Ten years ago, meat alternative products were part of a very small, stagnant niche foods market. The only meat alternative products with any kind of market share were soy based burgers by specialty labels like Morningstar and Boca. They didn’t taste very much like meat, and they were marketed primarily to people who had already made the choice to go vegetarian, rather than as a viable option for shoppers without dietary restrictions. Today, the lab grown and plant based meat markets represent a multi-billion dollar industry that continues to grow exponentially. Vegans and vegetarians still make up a large portion of the market for these meat substitutes, but a growing portion of mainstream shoppers are supplementing their meat intake with healthy and eco-friendly plant based alternatives.

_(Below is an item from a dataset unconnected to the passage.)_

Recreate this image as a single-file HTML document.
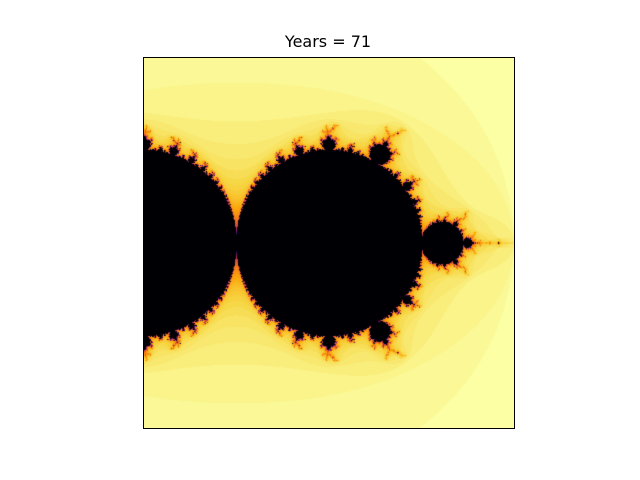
<!DOCTYPE html>
<html><head><meta charset="utf-8"><style>
html,body{margin:0;padding:0;background:#fff;width:640px;height:480px;overflow:hidden}
#title{position:absolute;top:32px;left:0;width:656px;text-align:center;font:16px "DejaVu Sans","Liberation Sans",sans-serif;color:#000}
#plot{position:absolute;left:143px;top:57px;width:370px;height:370px;border:1px solid #000}
canvas{display:block}
</style></head><body>
<div id="title">Years = 71</div>
<div id="plot"><canvas id="c" width="370" height="370"></canvas></div>
<script>
const maxIter = [71];
const reRange = [0, 4];
const imRange = [2, -2];
const stops = [[0,0,4],[22,11,57],[66,10,104],[106,23,110],[147,38,103],[188,55,84],[221,81,58],[243,120,25],[252,165,10],[246,215,70],[252,255,164]];
function cmap(t){t=Math.max(0,Math.min(1,t));const p=t*10,i=Math.min(9,Math.floor(p)),f=p-i,a=stops[i],b=stops[i+1];return[a[0]+(b[0]-a[0])*f,a[1]+(b[1]-a[1])*f,a[2]+(b[2]-a[2])*f];}
const cv=document.getElementById('c'),ctx=cv.getContext('2d'),W=370,H=370,img=ctx.createImageData(W,H),M=maxIter[0];
for(let y=0;y<H;y++){const li=imRange[0]+(imRange[1]-imRange[0])*(y+0.5)/H;
for(let x=0;x<W;x++){const lr=reRange[0]+(reRange[1]-reRange[0])*(x+0.5)/W;
const cr=lr/2-(lr*lr-li*li)/4, ci=li/2-(2*lr*li)/4;
let zr=cr,zi=ci,n=0;while(n<M&&zr*zr+zi*zi<=4){const t=zr*zr-zi*zi+cr;zi=2*zr*zi+ci;zr=t;n++;}
const u=n/M;const c=n>=M?cmap(0):cmap(1-u),k=(y*W+x)*4;img.data[k]=c[0];img.data[k+1]=c[1];img.data[k+2]=c[2];img.data[k+3]=255;}}
ctx.putImageData(img,0,0);
</script>
</body></html>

So how did companies like Impossible Foods and Memphis Meats transform a neglected corner of the agricultural market into a thriving industry with appeal to a broad swathe of consumers? A lot of credit must go to improvements in the product. Alternative meats like the Impossible burger are a far cry from their less sophisticated predecessors. These products are now designed to recreate not only the taste of a real hamburger, but the texture of real beef as well, which was long a major flaw that kept meat alternative products off of mainstream shelves. Early soy-based offerings could only compete by appealing to consumers who didn’t eat real meat as a comparison point. An impossible burger still can’t quite compete with a quarter pound of high quality ground sirloin, but today’s offerings are nearly indistinguishable from the prepackaged ground chuck sitting next to it at the grocery store, and the gap continues to close every day. That realism matters, as it means that alternative meats can appeal to mainstream meat eaters who are willing to try an alternative that offers other benefits, as long as it can look, smell and taste like real beef.
Even with a better product, meat alternative companies were still facing an uphill battle to capture more market share. It doesn’t matter how much your product improves if people aren’t willing to taste it. So much of the success of these companies comes from the unique and creative marketing strategies they employed in publicizing and advertising their products. Articles about the Impossible burger were rolled out in huge publications like Food and Wine Magazine and Bon Apetit. They also expanded outside of niche food publications to reach readers who weren’t foodies but instead interested in new tech and bio-hacking breakthroughs, and key features appeared in Wired and the MIT Technology Review. The focus was not only on the burger itself, but also on the scientific process that allowed it to taste like real meat. By putting the emphasis on why the burger works, Impossible foods chose to show not tell. It’s the oldest trick in the PR playbook, and in this case it helped fuel a fledgling company who paved the way for an entirely new industry.